Tell me how he deserves this shot at the title? Let’s be honest: He doesn’t, no matter how long he had been the mandatory challenger. He’s a solid heavyweight and he’s gotten some good wins, but it’s not as if he’s done so much that Fury had to fight him. Fury could easily have skipped a Whyte bout with zero harm to his legacy. But it’s a fight that will fill Wembley and will captivate all of the United Kingdom, so Fury went forward without hesitation.

Fury’s been the entire package, too. He is engaging, charismatic and, befitting the world’s best and most recognizable heavyweight, eminently accessible. He’s funny, he’s poignant and he always grabs your attention.

That, though, is just the window dressing that gets you to the show. When the curtains go up and the bell sounds, Fury delivers every time in the ring, as well.

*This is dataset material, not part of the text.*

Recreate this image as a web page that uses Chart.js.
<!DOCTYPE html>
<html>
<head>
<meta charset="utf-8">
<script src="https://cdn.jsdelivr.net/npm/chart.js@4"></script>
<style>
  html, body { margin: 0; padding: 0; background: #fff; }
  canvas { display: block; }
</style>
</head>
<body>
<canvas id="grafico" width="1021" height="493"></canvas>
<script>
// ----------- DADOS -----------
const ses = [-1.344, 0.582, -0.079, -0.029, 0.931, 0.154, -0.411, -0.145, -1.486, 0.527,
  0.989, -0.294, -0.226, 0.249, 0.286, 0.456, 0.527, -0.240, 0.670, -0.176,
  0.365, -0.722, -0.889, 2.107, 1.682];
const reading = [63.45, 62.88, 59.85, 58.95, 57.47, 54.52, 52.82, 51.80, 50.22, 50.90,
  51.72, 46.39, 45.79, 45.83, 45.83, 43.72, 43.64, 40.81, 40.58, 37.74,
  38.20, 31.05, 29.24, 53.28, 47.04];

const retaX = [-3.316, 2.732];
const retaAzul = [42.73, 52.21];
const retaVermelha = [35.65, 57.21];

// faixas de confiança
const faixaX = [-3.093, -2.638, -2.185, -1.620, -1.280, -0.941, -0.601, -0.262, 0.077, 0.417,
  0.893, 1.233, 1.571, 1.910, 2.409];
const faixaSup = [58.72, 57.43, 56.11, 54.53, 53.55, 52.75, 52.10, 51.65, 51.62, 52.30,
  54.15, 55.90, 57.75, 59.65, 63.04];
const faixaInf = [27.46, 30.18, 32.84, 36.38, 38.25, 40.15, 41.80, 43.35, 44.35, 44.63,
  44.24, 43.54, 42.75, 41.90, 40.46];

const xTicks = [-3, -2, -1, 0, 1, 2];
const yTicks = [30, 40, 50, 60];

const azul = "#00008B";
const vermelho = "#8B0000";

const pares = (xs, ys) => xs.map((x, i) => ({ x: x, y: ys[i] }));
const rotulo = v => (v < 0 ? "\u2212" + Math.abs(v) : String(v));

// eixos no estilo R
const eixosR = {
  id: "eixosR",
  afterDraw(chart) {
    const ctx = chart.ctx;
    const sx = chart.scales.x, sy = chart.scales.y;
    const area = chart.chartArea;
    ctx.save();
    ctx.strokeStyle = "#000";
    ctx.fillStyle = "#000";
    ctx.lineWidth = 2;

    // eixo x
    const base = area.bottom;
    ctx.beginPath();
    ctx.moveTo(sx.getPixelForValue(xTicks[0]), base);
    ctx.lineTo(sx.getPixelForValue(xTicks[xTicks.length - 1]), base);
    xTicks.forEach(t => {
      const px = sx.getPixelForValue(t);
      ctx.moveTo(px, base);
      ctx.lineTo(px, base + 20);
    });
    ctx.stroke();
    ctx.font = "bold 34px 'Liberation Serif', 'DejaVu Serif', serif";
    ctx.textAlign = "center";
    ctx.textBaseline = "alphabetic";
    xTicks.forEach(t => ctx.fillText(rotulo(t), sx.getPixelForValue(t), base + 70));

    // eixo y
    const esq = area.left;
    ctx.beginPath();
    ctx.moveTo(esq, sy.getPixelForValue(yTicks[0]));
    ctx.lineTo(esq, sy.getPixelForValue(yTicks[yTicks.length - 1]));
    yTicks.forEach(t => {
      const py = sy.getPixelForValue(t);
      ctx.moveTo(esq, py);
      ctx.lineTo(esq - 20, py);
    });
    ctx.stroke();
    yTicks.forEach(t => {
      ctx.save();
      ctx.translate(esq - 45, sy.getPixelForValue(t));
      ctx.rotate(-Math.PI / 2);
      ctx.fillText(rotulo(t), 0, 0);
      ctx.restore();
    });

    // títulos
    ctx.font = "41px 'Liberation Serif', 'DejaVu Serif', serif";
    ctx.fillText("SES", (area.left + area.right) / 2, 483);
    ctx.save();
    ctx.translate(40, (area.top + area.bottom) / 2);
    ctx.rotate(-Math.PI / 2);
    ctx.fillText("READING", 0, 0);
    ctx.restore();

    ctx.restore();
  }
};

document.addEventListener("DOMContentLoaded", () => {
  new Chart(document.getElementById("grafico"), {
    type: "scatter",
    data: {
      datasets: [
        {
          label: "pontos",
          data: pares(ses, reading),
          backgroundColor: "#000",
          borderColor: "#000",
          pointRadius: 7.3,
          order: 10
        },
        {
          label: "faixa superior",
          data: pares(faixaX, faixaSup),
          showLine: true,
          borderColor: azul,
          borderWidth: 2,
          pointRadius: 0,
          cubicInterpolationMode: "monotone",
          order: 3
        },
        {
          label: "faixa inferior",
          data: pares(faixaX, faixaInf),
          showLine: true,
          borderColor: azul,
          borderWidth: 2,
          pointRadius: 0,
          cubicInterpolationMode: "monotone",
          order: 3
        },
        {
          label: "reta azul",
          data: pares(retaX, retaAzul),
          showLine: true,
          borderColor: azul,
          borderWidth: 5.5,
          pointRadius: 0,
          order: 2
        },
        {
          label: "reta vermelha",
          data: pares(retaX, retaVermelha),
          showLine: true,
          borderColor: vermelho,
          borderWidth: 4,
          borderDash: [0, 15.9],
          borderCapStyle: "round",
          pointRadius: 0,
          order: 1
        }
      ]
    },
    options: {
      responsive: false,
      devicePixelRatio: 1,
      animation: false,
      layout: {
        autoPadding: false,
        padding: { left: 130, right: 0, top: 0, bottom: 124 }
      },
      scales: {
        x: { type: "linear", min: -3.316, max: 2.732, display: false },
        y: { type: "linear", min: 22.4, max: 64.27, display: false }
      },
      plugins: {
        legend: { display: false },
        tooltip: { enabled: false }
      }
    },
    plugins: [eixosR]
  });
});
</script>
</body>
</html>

fury - Tyson Fury is set to have his first bout on home soil in nearly four years when he defends his World Boxing Council (WBC) heavyweight title in an all-British clash against Dillian Whyte at Wembley Stadium on April 23. (Photo by Tolga Akmen / AFP) (Photo by TOLGA AKMEN/AFP via Getty Images)
Boxing will survive, but it won’t ever be the same if Tyson Fury really retires after his next bout. (Photo by Tolga Akmen / AFP)

He’s 31-0-1 and most of his fights have been highly entertaining. His most recent knockout of Deontay Wilder is an example. Fury had little to gain by beating Wilder again, a guy who is far better than his critics give him credit for and who hits as hard as anyone since at least Mike Tyson and maybe before that.

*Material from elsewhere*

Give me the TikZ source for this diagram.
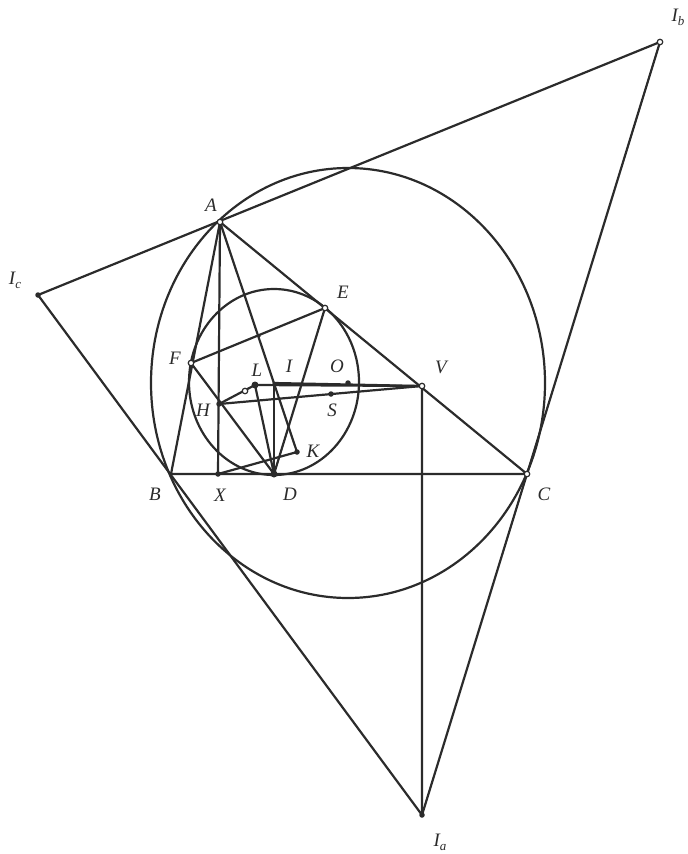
\documentclass[tikz,border=0pt]{standalone}
\usepackage{fontspec}
\setmainfont{Liberation Serif}
\usetikzlibrary{calc}

\definecolor{ink}{HTML}{2B2B2B}
\newcommand{\exlbl}[2]{#1\raisebox{-0.45ex}{\fontsize{13}{13}\selectfont #2}}

\begin{document}
\begin{tikzpicture}[x=1pt, y=-1pt,
		ln/.style={draw=ink, line width=2.2pt, line cap=round, line join=round},
		ptopen/.style={circle, draw=ink, fill=white, line width=1.2pt, inner sep=0pt, minimum size=5.5pt},
		ptfill/.style={circle, fill=ink, inner sep=0pt, minimum size=5.5pt},
		lbl/.style={text=ink, font=\fontsize{19}{19}\selectfont\itshape, inner sep=0pt}]
			\useasboundingbox (0,0) rectangle (688,854);
			% points
			\coordinate (A) at (220,222);
			\coordinate (B) at (171,474);
			\coordinate (C) at (527,474);
			\coordinate (X) at (218,474);
			\coordinate (D) at (274,474);
			\coordinate (E) at (325,308);
			\coordinate (F) at (191,363);
			\coordinate (H) at (219,404);
			\coordinate (L) at (255,385);
			\coordinate (I) at (274,383);
			\coordinate (O) at (348,383);
			\coordinate (V) at (422,386);
			\coordinate (S) at (331,394);
			\coordinate (K) at (297,452);
			\coordinate (M) at (245,391);
			\coordinate (Ib) at (660,42);
			\coordinate (Ic) at (38,295);
			\coordinate (Ia) at (422,815);
			
			% circles
			\draw [ln] (O) ellipse [x radius=197, y radius=215];
			\draw [ln] (274,382) ellipse [x radius=85, y radius=93];
			
			% lines
			\draw [ln] (Ic) -- (Ib) -- (Ia) -- cycle;
			\draw [ln] (A) -- (B) -- (C) -- cycle;
			\draw [ln] (A) -- (X);
			\draw [ln] (A) -- (K) -- (X);
			\draw [ln] (D) -- (E) -- (F) -- cycle;
			\draw [ln] (H) -- (L) -- (D);
			\draw [ln] (L) -- (V);
			\draw [ln] (I) -- (V);
			\draw [ln] (I) -- (D);
			\draw [ln] (H) -- (V) -- (Ia);
			
			% markers
			\foreach \p in {A, E, F, V, C, M, Ib}
				\node [ptopen] at (\p) {};
			\foreach \p in {X, H, O, S, K, Ia, Ic}
				\node [ptfill] at (\p) {};
			\node [ptfill, minimum size=7pt] at (D) {};
			\node [ptfill, minimum size=7pt] at (L) {};
			\node [ptfill, minimum size=3.5pt] at (I) {};
			\node [ptfill, minimum size=3.5pt] at (259,336) {};
			
			% labels
			\node (lA) [lbl] at (211,205) {A};
			\node (lB) [lbl] at (155,494) {B};
			\node (lC) [lbl] at (544,494) {C};
			\node (lX) [lbl] at (220,495) {X};
			\node (lD) [lbl] at (290,494) {D};
			\node (lE) [lbl] at (343,292) {E};
			\node (lF) [lbl] at (175,358) {F};
			\node (lH) [lbl] at (203,410) {H};
			\node (lL) [lbl] at (257,370) {L};
			\node (lI) [lbl] at (289,366) {I};
			\node (lO) [lbl] at (337,366) {O};
			\node (lV) [lbl] at (441,367) {V};
			\node (lS) [lbl] at (332,410) {S};
			\node (lK) [lbl] at (313,451) {K};
			\node (lIb) [lbl] at (678,17) {\exlbl{I}{b}};
			\node (lIc) [lbl] at (15,280) {\exlbl{I}{c}};
			\node (lIa) [lbl] at (440,842) {\exlbl{I}{a}};
		\end{tikzpicture}
\end{document}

Fury had knocked him out in seven previously and fought to a hotly disputed draw that most felt Fury had won. So he had little to gain by beating Wilder again, but he went in and took risks, fought an aggressive fight and put on a Fight of the Year contender battle.

He’s well aware of the show business aspect of this business, which is why he’s so popular and why he’s made so much money.

And while Whyte hasn’t done much recently to earn a fight against him, he’s doing his part to sell it to the world.

“If I can't look like Muhammad Ali against this guy, then I'm in the wrong [profession],” Fury said. “I will chop him to bits. Not a problem. I will smash his face right in. You’re going to see a boxing masterclass. You’re going to see the difference in levels.

“This man is a big, old, strong fellow who swings a big old punch in and knocks a man spark out if he connects. But if I’m daft enough to get hit by him and knocked out, then I don’t deserve to be heavyweight world champion.”

Because Fury’s 6-foot-9 and very thick, he often looks lumbering. Looks, though, are deceiving. He’s quick for his size, he’s more agile than he seems and he understands the game as well as anyone in it. He knows how to create openings and set traps where he can land his shots.

He’s able to assess the risk he faces and minimize it while at the same time enhancing his chances of victory.

He’s also smart enough not to take anyone lightly. A little over a week ago, Fury made a post on social media in which he said he was signing off until after the fight. He will be consumed by nothing but his preparations and thoughts of Whyte for the next two months.

That’s the difference in him. And he is smart enough to know that this is Whyte’s one big shot and that he’ll probably see the best of whatever it is that Whyte has on April 23.

“I know Dillian Whyte is going to come in prepared,” Fury said. “He’s going to come in rugged and rough and game and aggressive. And he’s got a big left hook and a big right hand. Who knows? It could be me chinned on the night. I think both fighters are going for the knockout on the night.

“I just think when I land a ‘Lancaster Bomber’ on his jaw, it’s going to be over. That could be in Round 1, or it could be in Round 6. I don’t see it going past that. I’m looking to put on an excellent [fight] and showcase knockout boxing for the U.K. fans and then sing a load of songs afterwards and have a good time. Party on down in the big smoke!”

Enjoy this guy while he’s around, because it’s not going to be for much longer. Boxing will survive, as it always has, but it will be a bit lesser when Tyson Fury walks away for good.